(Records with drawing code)
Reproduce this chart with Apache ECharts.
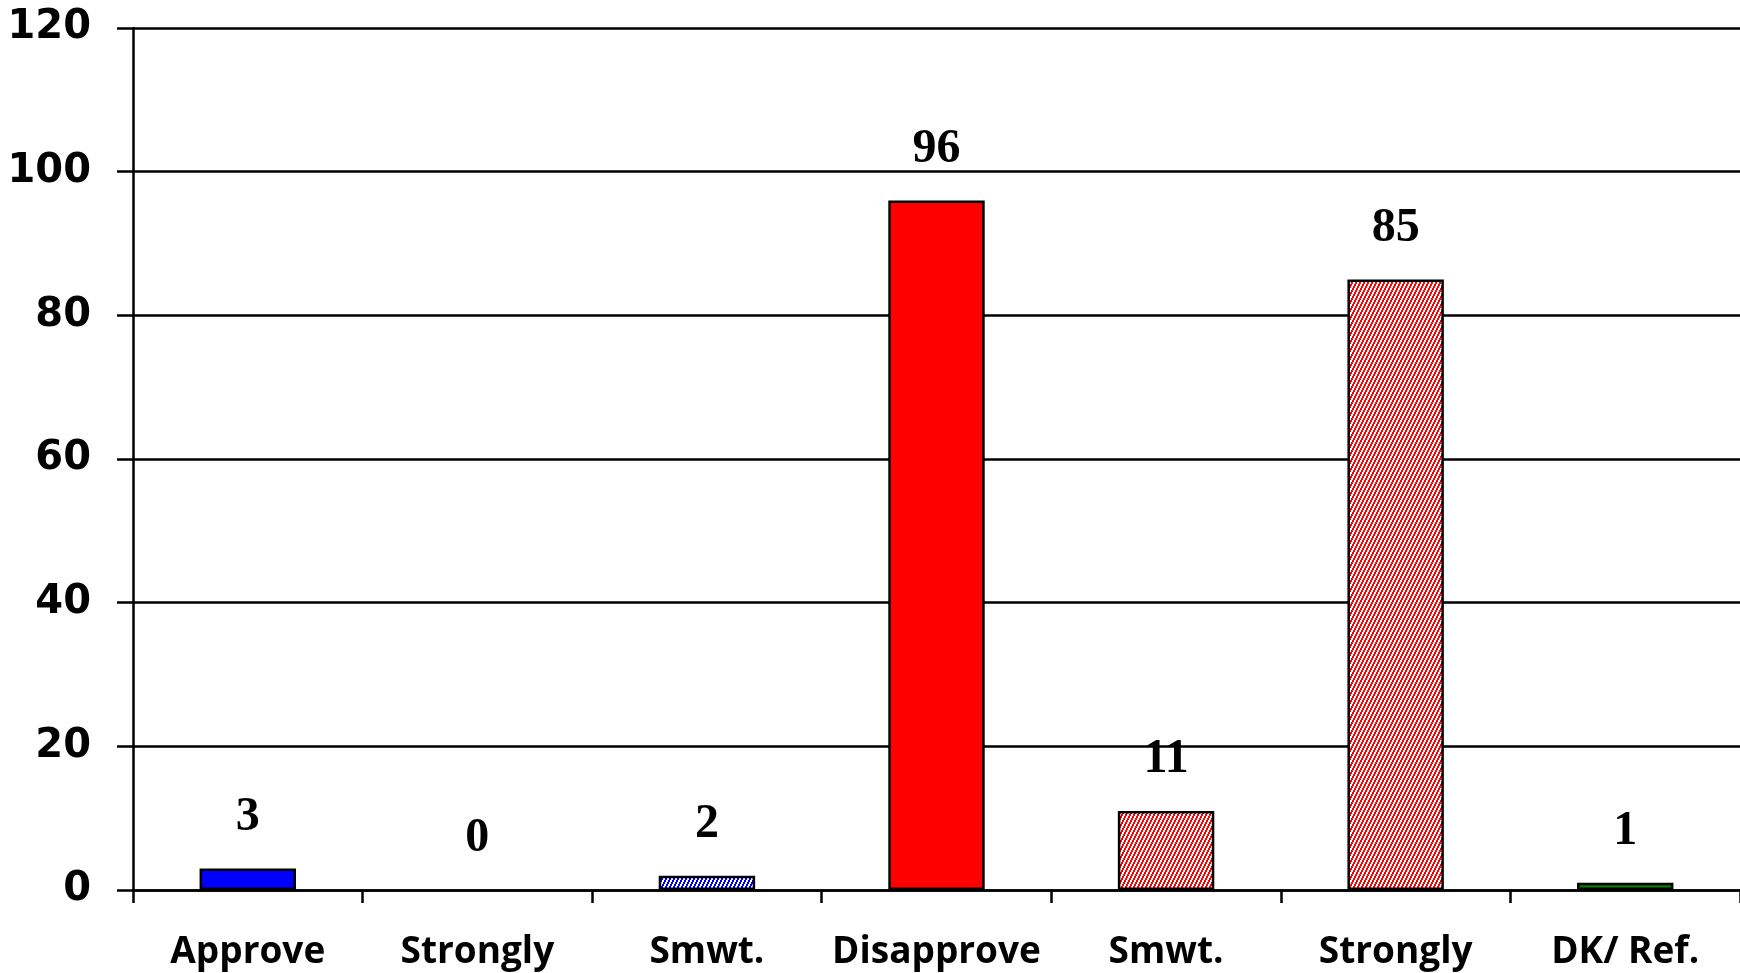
<!DOCTYPE html>
<html>
<head>
<meta charset="utf-8">
<script src="https://cdn.jsdelivr.net/npm/echarts@6/dist/echarts.min.js"></script>
<style>
html,body{margin:0;padding:0;background:#fff;}
#chart{width:1740px;height:973px;}
</style>
</head>
<body>
<div id="chart"></div>
<script>
const categories = ['Approve', 'Strongly', 'Smwt.', 'Disapprove', 'Smwt.', 'Strongly', 'DK/ Ref.'];
const values = [3, 0, 2, 96, 11, 85, 1];
const yTicks = [0, 20, 40, 60, 80, 100, 120];

function hatch(color) {
  const c = document.createElement('canvas');
  c.width = 4; c.height = 8;
  const ctx = c.getContext('2d');
  ctx.fillStyle = '#ffffff';
  ctx.fillRect(0, 0, 4, 8);
  ctx.fillStyle = color;
  for (let x = 0; x < 4; x++) {
    for (let y = 0; y < 8; y++) {
      if (((2 * x + y) % 8) < 4) ctx.fillRect(x, y, 1, 1);
    }
  }
  return { image: c, repeat: 'repeat' };
}

const fills = ['#0000FF', '#0000FF', hatch('#0000FF'), '#FF0000', hatch('#FF0000'), hatch('#FF0000'), '#008000'];

const chart = echarts.init(document.getElementById('chart'), null, { renderer: 'canvas' });
chart.setOption({
  animation: false,
  backgroundColor: '#ffffff',
  grid: { left: 133, right: -4, top: 28, bottom: 83, containLabel: false },
  xAxis: {
    type: 'category',
    data: categories,
    boundaryGap: true,
    axisLine: { show: true, lineStyle: { color: '#000', width: 2.5 } },
    axisTick: { show: true, length: 13, lineStyle: { color: '#000', width: 2.5 }, alignWithLabel: false },
    axisLabel: {
      interval: 0,
      margin: 44,
      color: '#000',
      fontFamily: 'Open Sans',
      fontWeight: 'bold',
      fontSize: 37
    },
    splitLine: { show: false }
  },
  yAxis: {
    type: 'value',
    min: yTicks[0],
    max: yTicks[yTicks.length - 1],
    interval: 20,
    axisLine: { show: true, lineStyle: { color: '#000', width: 2.5 } },
    axisTick: { show: true, length: 16, lineStyle: { color: '#000', width: 2.5 } },
    axisLabel: {
      margin: 42,
      color: '#000',
      fontFamily: 'DejaVu Sans',
      fontWeight: 'bold',
      fontSize: 40,
      padding: [8, 0, 0, 0]
    },
    splitLine: { show: true, lineStyle: { color: '#000', width: 2.5 } }
  },
  series: [{
    type: 'bar',
    barWidth: '42%',
    data: values.map((v, i) => ({
      value: v,
      itemStyle: { color: fills[i], borderColor: '#000', borderWidth: v === 0 ? 0 : 2.5 }
    })),
    label: {
      show: true,
      position: 'top',
      distance: 27,
      color: '#000',
      fontFamily: 'Liberation Serif',
      fontWeight: 'bold',
      fontSize: 48
    }
  }]
});
</script>
</body>
</html>
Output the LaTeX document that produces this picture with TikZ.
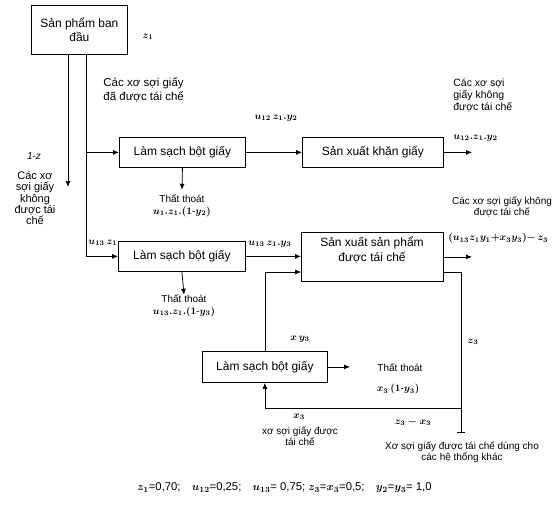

What is expected: Would you reproduce the lines above, from the very first through the line containing "const yTicks = [0, 20, 40, 60, 80, 100, 120];", exactly and without the pictures?

Response for this exercise:
Reproduce this chart with Apache ECharts.
<!DOCTYPE html>
<html>
<head>
<meta charset="utf-8">
<script src="https://cdn.jsdelivr.net/npm/echarts@6/dist/echarts.min.js"></script>
<style>
html,body{margin:0;padding:0;background:#fff;}
#chart{width:1740px;height:973px;}
</style>
</head>
<body>
<div id="chart"></div>
<script>
const categories = ['Approve', 'Strongly', 'Smwt.', 'Disapprove', 'Smwt.', 'Strongly', 'DK/ Ref.'];
const values = [3, 0, 2, 96, 11, 85, 1];
const yTicks = [0, 20, 40, 60, 80, 100, 120];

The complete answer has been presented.